Passados 150 anos sobre as primeiras explorações no Congo ao serviço de Leopoldo II, por aventureiros como o britânico Henry Morton Stanley, o Congo, oficialmente República Democrática do Congo (RDC) desde 1997, continua uma terra de abusos, muito por causa da sua imensa riqueza. No final do século XIX, início do século XX eram sobretudo o marfim, a borracha e a madeira os materiais procurados, com os congoleses a serem obrigados a trabalhar por capatazes ao serviço de Leopoldo II até à exaustão total, muitas vezes a morte. Quem não cumpria quotas de produção podia ser amputado das mãos. Os números são difíceis de sistematizar, mas os historiadores apontam para dez milhões de mortos na época colonial. Hoje, as riquezas da RDC mais cobiçadas são o ouro, os diamantes, as madeiras e o coltan, mineral usado no fabrico de telemóveis. Grupos armados supostamente defensores de grupos étnicos minoritários ameaçados mas na realidade apoiados por países vizinhos atuam há mais de duas décadas no Leste do Congo financiando-se com estes tráficos e espalhando o terror entre a população. Um exemplo é o M23, movimento composto por tutsis e apoiado pelo Ruanda, que depois de ter em teoria abandonado a luta armada voltou a ser um problema para o governo de Kinshasa, uma capital que fica a mais de 2500 quilómetros de Goma, a cidade mártir nos Grandes Lagos da África Central.
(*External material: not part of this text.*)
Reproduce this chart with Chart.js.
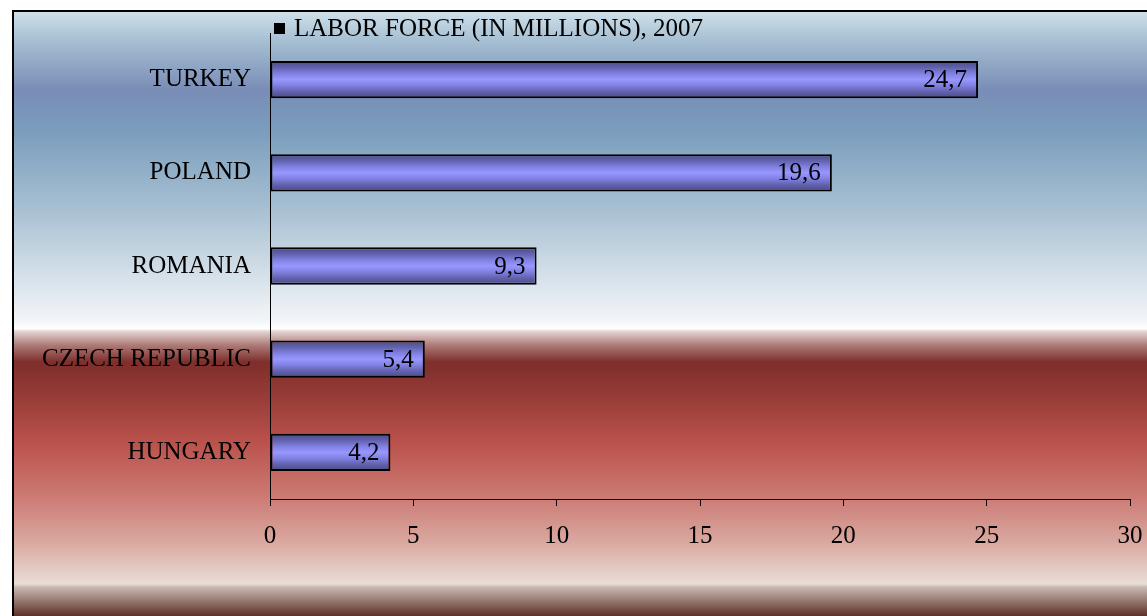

A RDC voltou a estar recentemente no centro das atenções por ter sido visitada pelo Papa Francisco entre 31 de janeiro e 3 de fevereiro, que depois seguiu para o Sudão do Sul, onde ficou até dia 5. País de maioria católica, que são cerca de metade dos seus 100 milhões de habitantes, a RDC viu multidões rodearem o Papa em Kinshasa, mas este não foi por razões de segurança até Goma, deslocação que chegou a estar na agenda oficial do Vaticano. Mas os apelos à paz não deixaram de ser ouvidos, pelo menos pelo presidente Felix Tshisekedi, sobre quem se depositam muitas esperanças de iniciar uma nova era no país depois das duas décadas de governação da família Kabila. O pai do atual presidente, de seu nome Ettiene Tshisekedi, foi um opositor corajoso nos tempos da ditadura de Mobutu Sese Seko.
Independente desde 1960, o antigo Congo Belga enfrentou desde os primeiros tempos de soberania lutas políticas extremadas, separatismo no Katanga e intervenção militar estrangeira, até das Nações Unidas para tentar pacificar o país. O então secretário-geral da ONU, o sueco Dag Hammarskjöld, morreu em 1961 quando sobrevoava a Rodésia depois de uma missão no Congo para tentar um acordo entre rivais políticos, evento que se associou à imagem negativa do país que teima em perdurar. Nem o fim de 32 anos de ditadura de Mobutu, que nasceu Joseph mas acrescentou Sese Seko ao nome como parte de uma tentativa de africanização pouco conseguida, nem a construção do pós-Kabilas muda no essencial o drama da RDC: demasiada riqueza e pouca capacidade de protegê-la em benefício do povo. E tratam-se não somente de riquezas minerais, mas também de terras férteis, de recursos hídricos abundantes e até da segunda maior floresta tropical do mundo depois da Amazónia. Uma das figuras congolesas mais prestigiadas hoje é o ginecologista Denis Mukwege, Prémio Nobel da Paz de 2018, que tem denunciado as violações como arma de guerra no Leste do país. Foi contar o que sabia ao Papa no Vaticano, em vésperas da visita a África. Provavelmente, enquanto o Papa falava no início de fevereiro a um milhão de fiéis numa missa em Kinshasa, nas vizinhanças dos Grandes Lagos, as pilhagens, violações e mortes prosseguiam.
No ano passado, Filipe, rei dos belgas, de visita à RDC, pediu desculpas em Kinshasa pelo “paternalismo, discriminação e racismo” que marcou o domínio colonial. Nessa sua primeira viagem à antiga colónia desde que subiu ao trono em 2013, repetiu assim um lamento que tinha já exprimido em 2020, por ocasião dos 60 anos da independência. Um ato de reconciliação de aplaudir, o problema, do ponto de vista do povo congolês, é que sobre a tragédia de hoje ninguém expressa arrependimento.